Before arriving at the iconic Madonna Innfor a Christmas party this month, I made sure to bring my Canon camera. After all, according to the hotel’s website, the staff spends months decorating the place for the holidays, and this* is* the Madonna Inn — a place not known for subtlety.
It seemed like a good opportunity for fun photos.
The Madonna Inn is not named after the popular pop singer or the Madonna, who figures prominently at the nearby San Luis Obispo mission. Rather, it’s named after the late rancher and businessman Alex Madonna and his wife, Phyllis, who opened the hotel, fittingly, on Christmas Eve in 1958. Often featured on travel shows, the inn is known for its rock fireplaces, European fixtures, and one-of-a-kind themed rooms — the Caveman, Barrel of Fun and Jungle Rock rooms.
Also, lots and lots of pink.

Featuring over 100 rooms, the Madonna Inn is an eccentric mix of Disneyland, Hearst Castle and Graceland nestled on a 1,000-acre ranch clearly visible from Highway 101. Billed as a luxury hotel, “quirky” might be a better fit.
While San Luis Obispo is four hours north of Los Angeles, through the years, numerous celebrities have gone out of their way to stop here. Macaulay Culkin, whose “Home Alone” movies are a holiday staple, stayed at the Old Fashioned Honeymoon Room. Rocker Debbie Harry checked into the Country Gentleman room.
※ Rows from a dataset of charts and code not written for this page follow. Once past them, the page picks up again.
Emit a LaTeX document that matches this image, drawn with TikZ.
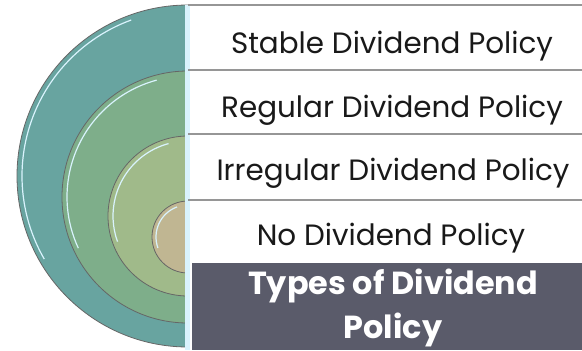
\documentclass[tikz,border=0pt]{standalone}
\usepackage{fontspec}
\setmainfont{Poppins}

\definecolor{ringA}{RGB}{104,164,160}
\definecolor{ringB}{RGB}{126,174,138}
\definecolor{ringC}{RGB}{160,186,138}
\definecolor{ringD}{RGB}{192,182,146}
\definecolor{titlebox}{RGB}{90,91,106}
\definecolor{rowline}{RGB}{150,150,150}

\tikzset{
  ring/.style={draw=black!60, line width=0.8bp},
  glint/.style={white!85!cyan, line width=1.2bp},
  rowtext/.style={anchor=base, inner sep=0pt, font=\fontsize{29.5}{34}\selectfont, text=black!90},
}

\begin{document}
\begin{tikzpicture}[x=1bp, y=-1bp]
            \useasboundingbox (0,0) rectangle (582,350);
            % half rings, largest first
            \draw[ring, fill=ringA] (188,176) ++(90:171) arc[start angle=90, end angle=270, radius=171] -- cycle;
            \draw[glint] (188,176) ++(250:166) arc[start angle=250, end angle=150, radius=166];
            \draw[ring, fill=ringB] (188,197) ++(90:126) arc[start angle=90, end angle=270, radius=126] -- cycle;
            \draw[glint] (188,197) ++(255:121) arc[start angle=255, end angle=155, radius=121];
            \draw[ring, fill=ringC] (188,216) ++(90:80) arc[start angle=90, end angle=270, radius=80] -- cycle;
            \draw[glint] (188,216) ++(255:75) arc[start angle=255, end angle=160, radius=75];
            \draw[ring, fill=ringD] (188,237) ++(90:36) arc[start angle=90, end angle=270, radius=36] -- cycle;
            \draw[glint] (188,237) ++(250:32) arc[start angle=250, end angle=160, radius=32];
            % light strip and rows
            \fill[white!85!cyan] (185,5) rectangle (190,350);
            \draw[rowline, line width=1.5bp] (188,5) -- (582,5);
            \draw[rowline, line width=1.5bp] (188,70) -- (582,70);
            \draw[rowline, line width=1.5bp] (188,134) -- (582,134);
            \draw[rowline, line width=1.5bp] (188,200) -- (582,200);
            \fill[titlebox] (192,263) rectangle (582,350);
            \node[rowtext] (stable) at (392,53) {Stable Dividend Policy};
            \node[rowtext] (regular) at (392,117) {Regular Dividend Policy};
            \node[rowtext] (irregular) at (393,180) {Irregular Dividend Policy};
            \node[rowtext] (nodiv) at (391,245) {No Dividend Policy};
            \node[anchor=base, inner sep=0pt, font=\bfseries\fontsize{32}{44}\selectfont, text=white, align=center] (title) at (393,338) {Types of Dividend\\Policy};
        \end{tikzpicture}
\end{document}
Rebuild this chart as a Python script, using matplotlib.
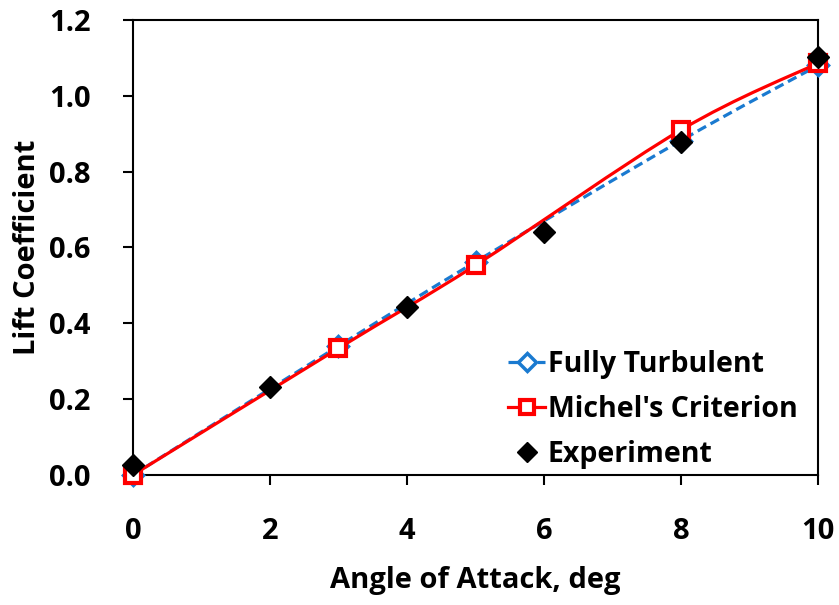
import numpy as np
import matplotlib.pyplot as plt
from matplotlib.path import Path
from matplotlib.patches import PathPatch
from matplotlib.lines import Line2D

plt.rcParams['font.family'] = ['Open Sans', 'DejaVu Sans']
plt.rcParams['font.weight'] = 'bold'

# data
alpha_cfd = [0, 3, 5, 8, 10]
cl_turb = [0.0, 0.340, 0.562, 0.882, 1.080]
cl_michel = [0.0, 0.334, 0.553, 0.910, 1.086]

alpha_exp = [0, 2, 4, 6, 8, 10]
cl_exp = [0.026, 0.232, 0.443, 0.641, 0.879, 1.103]


def smooth_path(x, y, t=1/6.):
    # Excel-like smoothed line: cubic bezier segments through the points
    x = np.asarray(x, float)
    y = np.asarray(y, float)
    verts = [(x[0], y[0])]
    codes = [Path.MOVETO]
    n = len(x)
    for i in range(n - 1):
        x0, y0 = (x[i - 1], y[i - 1]) if i > 0 else (x[i], y[i])
        x3, y3 = (x[i + 2], y[i + 2]) if i + 2 < n else (x[i + 1], y[i + 1])
        c1 = (x[i] + (x[i + 1] - x0) * t, y[i] + (y[i + 1] - y0) * t)
        c2 = (x[i + 1] - (x3 - x[i]) * t, y[i + 1] - (y3 - y[i]) * t)
        verts += [c1, c2, (x[i + 1], y[i + 1])]
        codes += [Path.CURVE4] * 3
    return Path(verts, codes)


fig, ax = plt.subplots(figsize=(8.39, 6.05), dpi=100)
fig.subplots_adjust(left=0.1585, right=0.975, top=0.967, bottom=0.215)

blue = '#1a7ad0'
red = '#ff0000'

ax.add_patch(PathPatch(smooth_path(alpha_cfd, cl_turb), fill=False,
                       edgecolor=blue, lw=2.3, ls=(0, (3, 1.6)), zorder=2))
ax.plot(alpha_cfd, cl_turb, ls='none', marker='D', ms=10, mfc='white',
        mec=blue, mew=2.5, zorder=3, clip_on=False)

ax.add_patch(PathPatch(smooth_path(alpha_cfd, cl_michel), fill=False,
                       edgecolor=red, lw=2.3, zorder=4))
ax.plot(alpha_cfd, cl_michel, ls='none', marker='s', ms=12, mfc='white',
        mec=red, mew=3, zorder=5, clip_on=False)

ax.plot(alpha_exp, cl_exp, ls='none', marker='D', ms=11, color='black',
        zorder=6, clip_on=False)

ax.set_xlim(0, 10)
ax.set_ylim(0, 1.2)
ax.set_xticks(range(0, 11, 2))
ax.set_yticks(np.arange(0, 1.21, 0.2))
ax.yaxis.set_major_formatter(plt.FormatStrFormatter('%.1f'))
ax.tick_params(direction='out', length=7.5, width=1.5, labelsize=21)
ax.tick_params(axis='x', pad=23)
ax.tick_params(axis='y', pad=23)
for s in ax.spines.values():
    s.set_linewidth(1.5)

ax.set_xlabel('Angle of Attack, deg', fontsize=21, fontweight='bold', labelpad=14)
ax.set_ylabel('Lift Coefficient', fontsize=21, fontweight='bold', labelpad=5)

handles = [
    Line2D([], [], color=blue, lw=2.3, ls=(0, (3, 1.6)), marker='D', ms=9,
           mfc='white', mec=blue, mew=2.5),
    Line2D([], [], color=red, lw=2.3, marker='s', ms=10, mfc='white',
           mec=red, mew=3),
    Line2D([], [], ls='none', marker='D', ms=10, color='black'),
]
ax.legend(handles, ['Fully Turbulent', "Michel's Criterion", 'Experiment'],
          loc='upper left', bbox_to_anchor=(508 / 839, 1 - 350 / 605),
          bbox_transform=fig.transFigure, frameon=False, fontsize=20.5,
          handlelength=1.3, handletextpad=0.1, labelspacing=0.56,
          borderpad=0, borderaxespad=0)

for lab in ax.get_xticklabels() + ax.get_yticklabels():
    lab.set_fontweight('bold')

fig.savefig('out.png', dpi=100)
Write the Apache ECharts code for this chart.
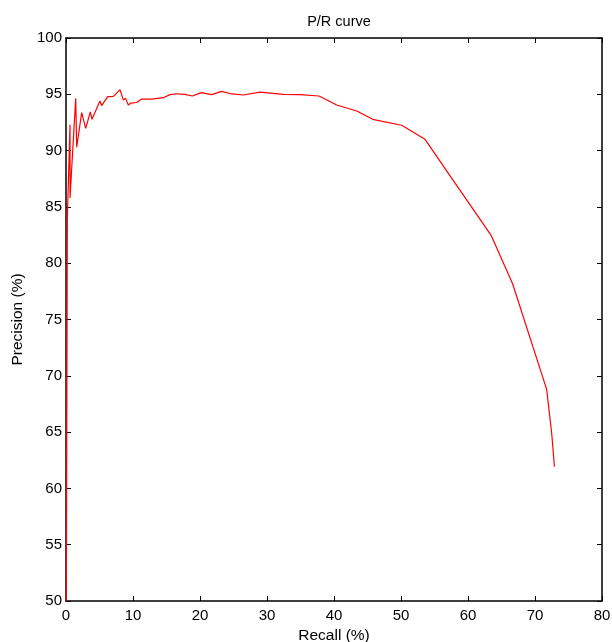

Paul Newman ordered a beer and baked potato at one of the inn’s eateries, where Dustin Hoffman, Sam Elliot and Clint Eastwood have chowed as well. And on her most recent album, the chart-topping “Deeper Well,” Grammy winner Kacey Musgraves sang about the Inn’s famous pink champagne cake in her song “Dinner with Friends.”
As an entertainment writer, whenever I interviewed celebrities coming to perform in San Luis Obispo, several would randomly mention the famously pink hotel.
“Is that where the Madonna Inn is?” Moody Blues singer Justin Hayward asked me.
Then he recalled singing the Canned Heat song “Going Up the Country” as he and a bandmate pulled up to the Madonna Inn parking lot between gigs in the 60s.
“When I think of us in that car, turning off that road and into that hotel, I can only think of that song,” Hayward said.
Late Monkees star Davey Jones told me he stayed there three times.
“It’s kind of old-fashioned inside the hotel,” he said. “I remember the waterfalls inside there.”
A 60th birthday bash for Graham Nash, of Crosby, Stills and Nash, was held there. Former band mate David Crosby showed up to the party in a pink bunny suit.

“It was hysterical, man,” Crosby told me years later. “If you’d seen it, you would have died laughing.”
I didn’t see it, but Jackson Browne, Bette Middler, Stephen Stills and Eric Idle did.
To drop a few more names: John Wayne, a friend of Alex Madonna’s, was a regular. So was Dolly Parton. Steve Martin, Joni Mitchell and Lucille Ball all dropped by. Though Alex Madonna was said to shy from celebrity, photos at the inn show Madonna, who died in 2004 at age 85, with various familiar faces, including George Burns, Reba McIntire, Danny Thomas and Joe Montana.
Even those accustomed to the glitz of Hollywood wanted to see the Madonna Inn’s rock walls and waterfalls.

As Christmas neared this year, many visitors stopped by Alex Madonna’s Gold Rush Steak House, which offered its regular array of pink booths and rosy carpets combined with an elaborate display of Christmas trees, lights and decorations. Those who know about the inn also stopped by the men’s room, known for its famous waterfall urinal.
Before he became a household name himself, Weird All Yankovic — who attended college in San Luis Obispo — offered a nod to “toilets at Madonna Inn” in his song “Take Me Down.”
Even outside of the holidays, the inn is a sight to see. Doors, beams and railings feature hand-carved art. The hand-carved marble balustrade in the steakhouse came from the Hearst Castle, roughly 45 minutes north. And leaded glass, located throughout, was custom made for the inn.
Alex Madonna, whose funeral procession through the streets of San Luis Obispo was akin to that of a world leader, has a lasting presence on the grounds, including a painted portrait, a bust, and a life-sized statue featuring him on a horse.
So, if you visit the Madonna Inn – especially at Christmas – bring the camera.
And Musgraves is right: The pink champagne cake is pretty good, too.